Tucepi Beach: 3km Pebble Beach on Croatia's Dalmatian Coast

Tucepi Beach is a three-kilometre pebble beach on the Dalmatian coast with shallow waters, commercial sun lounger facilities, and crowds that thin significantly toward the Podgora and Makarska ends.

Tucepi Beach

Three kilometres of pebble beach means one thing: you can find space in August if you're willing to walk. Most visitors cluster near the hotels in the centre, but walk ten minutes toward Podgora or Makarska and the density drops by half. The real trick is knowing where to set up and whether paying for a lounger is worth it.

What the Beach Actually Looks Like

The central section is classic Dalmatian pebble—smooth grey-white stones the size of hazelnuts. Your feet will hurt without aqua shoes unless you've spent years hardening your soles. Toward the ends, particularly at Slatina, the pebbles break down into patches of coarse sand. Better for bare feet, worse for keeping towels clean.

The water deepens slowly. Children wade out twenty metres before needing to swim, which is why you see the same eastern European families returning every summer. Visibility runs three to four metres on calm days. There's modest snorkelling along the rocky sections at each end—small fish, sea urchins, the occasional octopus—but nothing that justifies making a special trip for it.

The Lounger Economics

Sun loungers with umbrellas cost €15-€20 per day depending on position and season. The beach bars that run the concessions maintain functioning showers, changing rooms, and toilets—technically free, realistically for customers. Bringing your own towel and parasol is allowed but impractical. The pebbles make securing an umbrella difficult, and there's no natural shade. Midday becomes punishing.

Better to rent a lounger before 10:00, claim your spot, then use the promenade that runs the beach's length. Shaded benches, proper espresso, enough distance from the crowds without losing your position.

When to Come

Late September is the answer. Package tourists gone, water still 21-22°C, lounger concessions operating reduced hours. The beachfront restaurants—competent grilled fish, nothing memorable—become pleasant instead of chaotic.

July and August work if you adjust expectations. You'll find space, you'll swim, the facilities function. But it's transactional. You're completing a beach day, not experiencing one.

What They Don't Tell You

The eastern and western approaches lack clear signage. First-time visitors staying in the hills often descend via residential streets and hit a marina gate or hotel entrance with no public access. Use the promenade: head to the waterfront, walk south toward Podgora or north toward Makarska, and every hundred metres offers beach access.

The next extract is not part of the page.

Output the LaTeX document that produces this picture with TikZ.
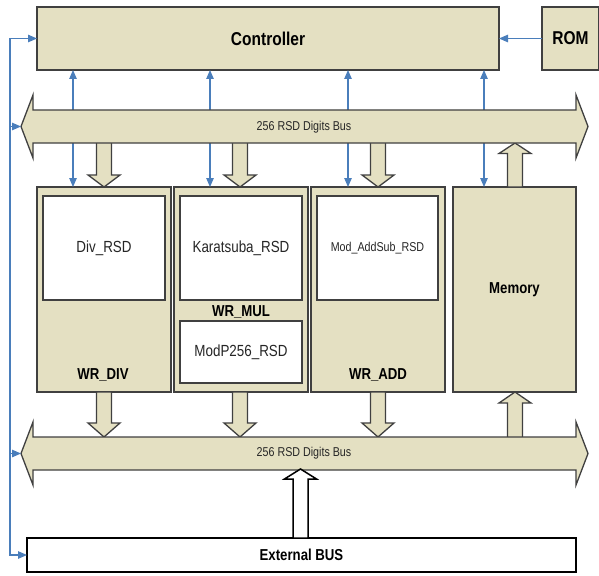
\documentclass[tikz,border=0pt]{standalone}
\usepackage{graphicx}
\usepackage{fontspec}
\setmainfont{Liberation Sans}
\usetikzlibrary{arrows.meta}
\definecolor{beige}{RGB}{228,224,194}
\definecolor{edgecol}{RGB}{64,64,64}
\definecolor{lnk}{RGB}{74,126,187}
\newcommand\vst[1]{\scalebox{1}[1.2]{#1}}
% fat block arrow: #1 x centre, #2 shaft end y, #3 head base y, #4 tip y, #5 style
\newcommand\fatpoly[5]{%
  \draw[#5] (#1-7.5,#2) -- (#1-7.5,#3) -- (#1-16,#3) -- (#1,#4) -- (#1+16,#3)
    -- (#1+7.5,#3) -- (#1+7.5,#2) -- cycle;}
% bus double arrow, #1 centre y
\newcommand\buspoly[1]{%
  \draw[busst] (21,#1) -- (33,#1-31.5) -- (33,#1-16.5) -- (576,#1-16.5) -- (576,#1-31.5)
    -- (588,#1) -- (576,#1+31.5) -- (576,#1+16.5) -- (33,#1+16.5) -- (33,#1+31.5) -- cycle;}
\begin{document}
\begin{tikzpicture}[x=1pt,y=-1pt,
  >={Triangle[length=9pt,width=7.5pt]},
  blk/.style={draw=edgecol, fill=beige, line width=1.3pt, inner sep=0pt, outer sep=0pt, anchor=north west},
  inbox/.style={draw=edgecol, fill=white, line width=1.3pt, inner sep=0pt, outer sep=0pt, anchor=north west},
  extbox/.style={draw=black, fill=white, line width=1.5pt, inner sep=0pt, outer sep=0pt, anchor=north west},
  txt/.style={inner sep=0pt, text=black},
  bigb/.style={font=\fontsize{15.5}{18}\selectfont\bfseries},
  midb/.style={font=\fontsize{13.2}{16}\selectfont\bfseries},
  midr/.style={font=\fontsize{13.4}{16}\selectfont, text=black!85},
  smallr/.style={font=\fontsize{10.7}{13}\selectfont, text=black!85},
  link/.style={draw=lnk, line width=1.1pt},
  fat/.style={draw=edgecol, fill=beige, line width=1.3pt, line join=miter},
  fatw/.style={draw=black, fill=white, line width=1.5pt, line join=miter},
  busst/.style={draw=edgecol, fill=beige, line width=1.3pt, line join=miter}
]
\useasboundingbox (0,0) rectangle (599,575);
\fill[white] (0,0) rectangle (599,575);

% main blocks
\node[blk, bigb, minimum width=462pt, minimum height=63pt] (ctrl) at (37,7) {\vst{Controller}};
\node[blk, bigb, minimum width=57pt, minimum height=63pt] (rom) at (542,7) {\vst{ROM}};
\node[blk, minimum width=134pt, minimum height=205pt] (wrdiv) at (37,187) {};
\node[blk, minimum width=134pt, minimum height=205pt] (wrmul) at (174,187) {};
\node[blk, minimum width=134pt, minimum height=205pt] (wradd) at (311,187) {};
\node[blk, midb, minimum width=123pt, minimum height=205pt] (mem) at (453,187) {\vst{Memory}};

\node[inbox, midr, minimum width=122pt, minimum height=104pt] (div) at (43,196) {\vst{Div\_RSD}};
\node[inbox, midr, minimum width=122pt, minimum height=104pt] (kara) at (180,196) {\vst{Karatsuba\_RSD}};
\node[inbox, midr, minimum width=122pt, minimum height=62pt] (modp) at (180,321) {\vst{ModP256\_RSD}};
\node[inbox, smallr, minimum width=121pt, minimum height=104pt] (addsub) at (317,196) {\vst{Mod\_AddSub\_RSD}};

\node[txt, midb] (ldiv) at (103,375) {\vst{WR\_DIV}};
\node[txt, midb] (lmul) at (241,312) {\vst{WR\_MUL}};
\node[txt, midb] (ladd) at (378,375) {\vst{WR\_ADD}};

\node[extbox, midb, minimum width=549pt, minimum height=34pt] (ext) at (27,538) {\vst{External BUS}};

% controller <-> block links (pass behind the bus)
\coordinate (v1) at (73,0);
\coordinate (v2) at (210,0);
\coordinate (v3) at (348,0);
\coordinate (v4) at (484,0);
\draw[link,<->] (ctrl.south -| v1) -- (wrdiv.north -| v1);
\draw[link,<->] (ctrl.south -| v2) -- (wrmul.north -| v2);
\draw[link,<->] (ctrl.south -| v3) -- (wradd.north -| v3);
\draw[link,<->] (ctrl.south -| v4) -- (mem.north -| v4);

% fat arrows between buses and blocks
\fatpoly{104}{140}{175}{187}{fat}
\fatpoly{240}{140}{175}{187}{fat}
\fatpoly{378}{140}{175}{187}{fat}
\fatpoly{515}{187}{153.5}{143}{fat}
\fatpoly{104}{392}{423}{437}{fat}
\fatpoly{240}{392}{423}{437}{fat}
\fatpoly{378}{392}{423}{437}{fat}
\fatpoly{515}{440}{403}{392}{fat}

% buses
\buspoly{126.5}
\buspoly{453.5}
\coordinate (tbtip) at (21,126.5);
\coordinate (bbtip) at (21,453.5);
\node[txt, smallr] (tblabel) at (304,127) {\vst{256 RSD Digits Bus}};
\node[txt, smallr] (bblabel) at (304,453.5) {\vst{256 RSD Digits Bus}};

% external bus arrow
\fatpoly{300.5}{538}{479}{469}{fatw}

% blue trunk on the left
\coordinate (trunk) at (10,0);
\draw[link,->] (ctrl.west -| trunk) -- (ctrl.west);
\draw[link,->] (ctrl.west -| trunk) -- (ext.west -| trunk) -- (ext.west);
\draw[link,->] (tbtip -| trunk) -- (tbtip);
\draw[link,->] (bbtip -| trunk) -- (bbtip);
\draw[link,->] (rom.west) -- (ctrl.east);
\end{tikzpicture}
\end{document}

Aqua shoes matter. The underwater pebbles shift, and smooth stones become sharp edges when waves expose deeper layers. Local shops sell basic pairs for €8-€12. Hotel gift shops charge double.

Beach bar Wi-Fi works only within three metres of the router. Use mobile data.

Who This Beach Suits

Families with young children and swimmers who value predictable conditions. The gentle slope and long shallow zone provide safety; the length provides breathing room in peak season. The infrastructure is commercial but reliable. Not a beach for solitude or undiscovered coves. A well-managed stretch of pebble where the system works if you accept paying for comfort.